_Recorded information_:

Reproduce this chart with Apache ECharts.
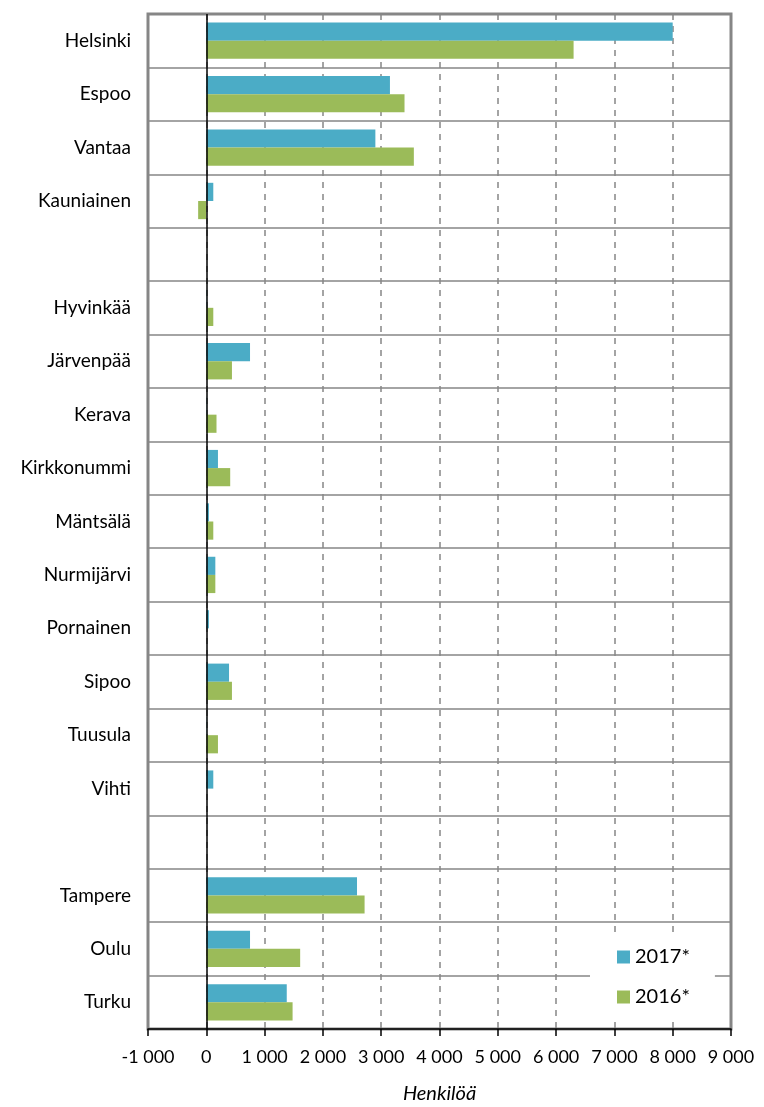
<!DOCTYPE html>
<html><head><meta charset="utf-8">
<script src="https://cdn.jsdelivr.net/npm/echarts@6/dist/echarts.min.js"></script>
<style>html,body{margin:0;padding:0;background:#fff}#c{width:764px;height:1107px}</style>
</head><body><div id="c"></div>
<script>
const categories = ['Helsinki','Espoo','Vantaa','Kauniainen','','Hyvinkää','Järvenpää','Kerava','Kirkkonummi','Mäntsälä','Nurmijärvi','Pornainen','Sipoo','Tuusula','Vihti',' ','Tampere','Oulu','Turku'];
const values2017 = [8000, 3150, 2900, 120, null, 5, 750, 5, 200, 45, 155, 45, 390, 5, 120, null, 2585, 750, 1380];
const values2016 = [6300, 3400, 3560, -140, null, 120, 440, 175, 410, 120, 155, 0, 440, 200, 0, null, 2715, 1610, 1480];
const seriesNames = ['2017*', '2016*'];
const xTicks = {min: -1000, max: 9000, interval: 1000};

const font = 'Lato, "Open Sans", sans-serif';
const chart = echarts.init(document.getElementById('c'));
chart.setOption({
  animation: false,
  textStyle: {fontFamily: font},
  grid: {left: 148, right: 33, top: 14, bottom: 78, show: true, borderColor: '#868686', borderWidth: 3, backgroundColor: 'transparent', containLabel: false, outerBoundsMode: 'none'},
  xAxis: {
    type: 'value', min: xTicks.min, max: xTicks.max, interval: xTicks.interval,
    name: 'Henkilöä', nameLocation: 'middle', nameGap: 55,
    nameTextStyle: {fontStyle: 'italic', fontSize: 20, color: '#000', fontFamily: font},
    axisLine: {show: true, onZero: false, lineStyle: {color: '#000', width: 1.5}},
    axisTick: {show: true, inside: false, length: 7, lineStyle: {color: '#000', width: 1.5}},
    axisLabel: {fontSize: 18, color: '#000', margin: 19, fontFamily: font,
      formatter: v => { const s = Math.abs(v) >= 1000 ? (v < 0 ? '-' : '') + Math.floor(Math.abs(v)/1000) + ' ' + String(Math.abs(v)%1000).padStart(3,'0') : String(v); return s; }},
    splitLine: {show: true, lineStyle: {color: '#868686', width: 1.5, type: [6, 6]}}
  },
  yAxis: {
    type: 'category', data: categories, inverse: true,
    axisLine: {show: false}, axisTick: {show: false},
    axisLabel: {fontSize: 19, color: '#000', margin: 17, fontFamily: font},
    splitLine: {show: true, lineStyle: {color: '#868686', width: 1.5}}
  },
  legend: {
    orient: 'vertical', left: 590, top: 937,
    padding: [10, 25, 10, 27], itemGap: 20, itemWidth: 13, itemHeight: 13,
    backgroundColor: '#fff',
    textStyle: {fontSize: 20, color: '#000', lineHeight: 20, fontFamily: font},
    data: [{name: seriesNames[0], icon: 'rect'}, {name: seriesNames[1], icon: 'rect'}]
  },
  series: [
    {name: seriesNames[0], type: 'bar', data: values2017, itemStyle: {color: '#4BACC6'}, barGap: '0%', barCategoryGap: '32%',
     markLine: {silent: true, symbol: 'none', label: {show: false}, lineStyle: {color: '#000', width: 1.5, type: 'solid'}, data: [{xAxis: 0}]}},
    {name: seriesNames[1], type: 'bar', data: values2016, itemStyle: {color: '#9BBB59'}, barGap: '0%', barCategoryGap: '32%'}
  ]
});
</script></body></html>
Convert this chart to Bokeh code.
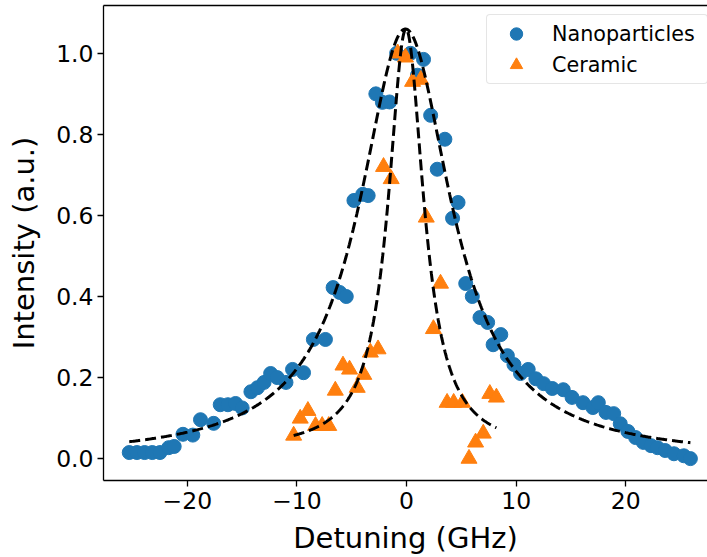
import numpy as np
from bokeh.plotting import figure
from bokeh.models import Range1d, FixedTicker, LinearAxis, Legend, LegendItem
from bokeh.embed import file_html
from bokeh.resources import INLINE

# Nanoparticles data
nano_x = [-25.3, -24.6, -23.9, -23.2, -22.5, -21.7, -21.2, -20.4, -19.5, -18.8, -17.6,
          -17.0, -16.3, -15.6, -15.0, -14.2, -13.6, -13.0, -12.4, -11.8, -11.0, -10.4,
          -9.4, -8.5, -7.4, -6.7, -6.1, -5.5, -4.8, -4.0, -3.5, -2.8, -2.2, -1.55, -0.9,
          0.36, 1.0, 1.55, 2.2, 2.8, 3.5, 4.2, 4.7, 5.4, 6.0, 6.7, 7.4, 7.9, 8.6, 9.2,
          9.8, 10.4, 11.1, 11.8, 12.5, 13.3, 14.3, 15.1, 16.1, 17.0, 17.5, 18.2, 18.9,
          19.5, 20.2, 20.9, 21.6, 22.3, 22.9, 23.6, 24.4, 25.3, 25.9]
nano_y = [0.015, 0.015, 0.015, 0.015, 0.015, 0.027, 0.03, 0.06, 0.058, 0.096, 0.087,
          0.133, 0.133, 0.136, 0.125, 0.165, 0.175, 0.188, 0.21, 0.20, 0.188, 0.22,
          0.212, 0.294, 0.294, 0.422, 0.41, 0.40, 0.637, 0.652, 0.649, 0.90, 0.879, 0.88, 1.0,
          1.0, 0.946, 0.985, 0.847, 0.714, 0.788, 0.593, 0.632, 0.432, 0.40, 0.348, 0.336,
          0.281, 0.306, 0.254, 0.232, 0.21, 0.22, 0.197, 0.185, 0.173, 0.17, 0.151, 0.138,
          0.126, 0.138, 0.114, 0.111, 0.086, 0.067, 0.052, 0.04, 0.032, 0.027, 0.02, 0.012,
          0.007, 0.0]

# Ceramic data
cer_x = [-10.3, -9.7, -9.0, -8.3, -7.7, -7.1, -6.5, -5.8, -5.2, -4.5, -3.9, -3.3, -2.6,
         -2.1, -1.4, -0.8, -0.1, 0.55, 1.3, 1.8, 2.45, 3.1, 3.7, 4.3, 5.1, 5.7, 6.3, 7.0,
         7.6, 8.2]
cer_y = [0.057, 0.099, 0.118, 0.081, 0.081, 0.081, 0.168, 0.23, 0.22, 0.175, 0.207, 0.262,
         0.27, 0.72, 0.69, 1.0, 0.99, 0.93, 0.935, 0.595, 0.32, 0.432, 0.138, 0.138, 0.138,
         0.0, 0.04, 0.062, 0.16, 0.151]

# Lorentzian fit parameters (amplitude, center, half width, offset, x span)
nano_fit = dict(amp=1.06, x0=-0.1, gamma=5.1, c=0.0, xmin=-25.3, xmax=25.9)
cer_fit = dict(amp=1.04, x0=-0.05, gamma=1.97, c=0.02, xmin=-10.3, xmax=8.2)

x_ticks = [-20, -10, 0, 10, 20]
x_tick_labels = ["\u221220", "\u221210", "0", "10", "20"]
y_ticks = [0.0, 0.2, 0.4, 0.6, 0.8, 1.0]
x_title = "Detuning (GHz)"
y_title = "Intensity (a.u.)"


def lorentz(f):
    xs = np.linspace(f["xmin"], f["xmax"], 600)
    ys = f["amp"] / (1 + ((xs - f["x0"]) / f["gamma"]) ** 2) + f["c"]
    return xs, ys


FONT = "DejaVu Sans"

p = figure(width=707, height=557, output_backend="svg", toolbar_location=None,
           x_range=Range1d(-27.65, 27.46), y_range=Range1d(-0.054, 1.118),
           min_border_left=103, min_border_right=0, min_border_top=5, min_border_bottom=77)
p.outline_line_color = None
p.xgrid.visible = False
p.ygrid.visible = False
p.background_fill_color = "white"
p.border_fill_color = "white"

nx, ny = lorentz(nano_fit)
cx, cy = lorentz(cer_fit)

r1 = p.scatter(nano_x, nano_y, size=14, color="#1f77b4", marker="circle")
r2 = p.scatter(cer_x, cer_y, size=16, color="#ff7f0e", marker="triangle")
p.line(nx, ny, line_color="black", line_width=3, line_dash="11 5")
p.line(cx, cy, line_color="black", line_width=3, line_dash="11 5")

for ax in (p.xaxis[0], p.yaxis[0]):
    ax.axis_line_color = "black"
    ax.axis_line_width = 1.3
    ax.major_tick_line_color = "black"
    ax.major_tick_line_width = 1.3
    ax.major_tick_out = 6
    ax.major_tick_in = 0
    ax.minor_tick_line_color = None
    ax.major_label_text_font = FONT
    ax.major_label_text_font_size = "23.5px"
    ax.major_label_text_color = "black"
    ax.axis_label_text_font = FONT
    ax.axis_label_text_font_size = "29px"
    ax.axis_label_text_font_style = "normal"
    ax.axis_label_text_color = "black"

p.xaxis.ticker = FixedTicker(ticks=x_ticks)
p.xaxis.major_label_overrides = {t: l for t, l in zip(x_ticks, x_tick_labels)}
p.yaxis.ticker = FixedTicker(ticks=y_ticks)
p.yaxis.major_label_overrides = {t: f"{t:.1f}" for t in y_ticks}
p.xaxis.axis_label = x_title
p.yaxis.axis_label = y_title
p.xaxis.major_label_standoff = 5
p.yaxis.major_label_standoff = 4
p.xaxis.axis_label_standoff = 9
p.yaxis.axis_label_standoff = 12

top = LinearAxis(ticker=FixedTicker(ticks=[]), major_label_text_font_size="0px",
                 axis_line_color="black", axis_line_width=1.3,
                 major_tick_line_color=None, minor_tick_line_color=None)
p.add_layout(top, "above")

legend = Legend(items=[LegendItem(label="Nanoparticles", renderers=[r1]),
                       LegendItem(label="Ceramic", renderers=[r2])],
                location=(383, 396))
legend.label_text_font = FONT
legend.label_text_font_size = "20.7px"
legend.label_text_color = "black"
legend.glyph_height = 31
legend.glyph_width = 52
legend.label_height = 31
legend.label_width = 152
legend.label_standoff = 10
legend.padding = 3
legend.spacing = 0
legend.margin = 0
legend.border_line_color = "#cccccc"
legend.border_line_width = 1.3
legend.border_radius = 4
legend.background_fill_alpha = 0.8
p.add_layout(legend, "center")

open("out.html", "w").write(file_html(p, INLINE))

_Short problem_:
Collect each line containing the string "this".

_Full response_:
Reproduce this chart with Apache ECharts.
Convert this chart to Bokeh code.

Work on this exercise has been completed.